Якобинский клуб и Парижская коммуна были закрыты, уцелевшие жирондисты вернулись в Конвент. Ужаснувшись тому, что делало ими же созданное всесильное правительство, депутаты рассредоточили исполнительную власть между многими комитетами, членов которых они стали постоянно переизбирать. Они перестали контролировать цены, надеясь, что крестьяне со своими продуктами выйдут на рынок, но ошиблись. Денежное хозяйство пришло в такое расстройство, что деньги страшно обесценились, и крестьяне отказывались принимать их — в беднейших кварталах городов обострился жестокий голод.
Результатом стало восстание предместий Парижа весной 1795 года, которое окрепший Конвент без труда подавил с помощь отрядов центральных районов столицы. Оставшиеся в Конвенте последние депутаты-монтаньяры поддержали восставших и были приговорены к смертной казни. Не желая предавать себя в руки палача они одним кинжалом по очереди покончили с собой.

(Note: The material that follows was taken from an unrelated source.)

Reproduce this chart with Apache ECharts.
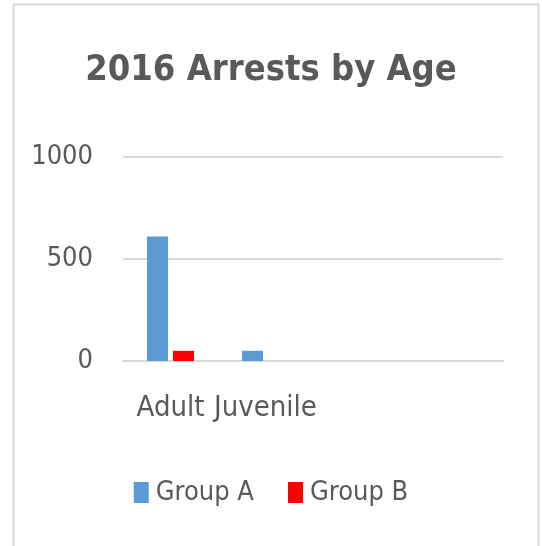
<!DOCTYPE html>
<html>
<head>
<meta charset="utf-8">
<script src="https://cdn.jsdelivr.net/npm/echarts@6/dist/echarts.min.js"></script>
<style>
    html, body { margin: 0; padding: 0; background: #fff; }
    #chart { width: 542px; height: 546px; }
</style>
</head>
<body>
<div id="chart"></div>
<script>
// data
var categories = ['Adult', 'Juvenile', '', ''];
var groupA = [610, 50, null, null];
var groupB = [50, null, null, null];
var yTicks = [0, 500, 1000];

var font = '"DejaVu Sans Condensed", "Liberation Sans", sans-serif';
var textColor = '#595959';

var myChart = echarts.init(document.getElementById('chart'));
var option = {
    backgroundColor: '#fff',
    animation: false,
    title: {
        text: '2016 Arrests by Age',
        left: 'center',
        top: 48,
        textStyle: {
            fontFamily: font,
            fontSize: 36,
            fontWeight: 'bold',
            color: textColor
        }
    },
    // thin frame round the chart area
    graphic: [{
        type: 'rect',
        shape: { x: 13.5, y: 4.5, width: 525, height: 560 },
        style: { fill: 'none', stroke: '#d9d9d9', lineWidth: 2 },
        silent: true
    }],
    legend: {
        data: ['Group A', 'Group B'],
        left: 'center',
        top: 474,
        itemWidth: 15,
        itemHeight: 21,
        itemGap: 34,
        icon: 'rect',
        textStyle: {
            fontFamily: font,
            fontSize: 27,
            color: textColor,
            padding: [0, 0, 0, 2]
        }
    },
    grid: {
        left: 123,
        right: 39,
        top: 157,
        bottom: 185
    },
    xAxis: {
        type: 'category',
        data: categories,
        axisLine: { show: true, lineStyle: { color: '#d9d9d9', width: 2 } },
        axisTick: { show: false },
        axisLabel: {
            interval: 0,
            margin: 33,
            fontFamily: font,
            fontSize: 29,
            color: textColor
        }
    },
    yAxis: {
        type: 'value',
        min: yTicks[0],
        max: yTicks[yTicks.length - 1],
        interval: yTicks[1] - yTicks[0],
        axisLine: { show: false },
        axisTick: { show: false },
        splitLine: { lineStyle: { color: '#d9d9d9', width: 2 } },
        axisLabel: {
            margin: 30,
            formatter: function (v) { return String(v); },
            fontFamily: font,
            fontSize: 27,
            color: textColor
        }
    },
    series: [
        {
            name: 'Group A',
            type: 'bar',
            data: groupA,
            barWidth: 21,
            barGap: '24%',
            itemStyle: { color: '#5B9BD5' }
        },
        {
            name: 'Group B',
            type: 'bar',
            data: groupB,
            barWidth: 21,
            itemStyle: { color: '#FF0000' }
        }
    ]
};
myChart.setOption(option);
</script>
</body>
</html>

Но уже не везде в Париже положение было столь тяжким — когда армия с захваченными в предместьях пушками проходила по центральным улицам ее встречали густые толпы ликующих горожан центра столицы. Так на целый следующий век был заложен конфликт между «рабочими куртками» и «сюртуками». Это было уже внутренней борьбой обновленного французского общества — а Великая французская революция на этом, пожалуй, закончилась.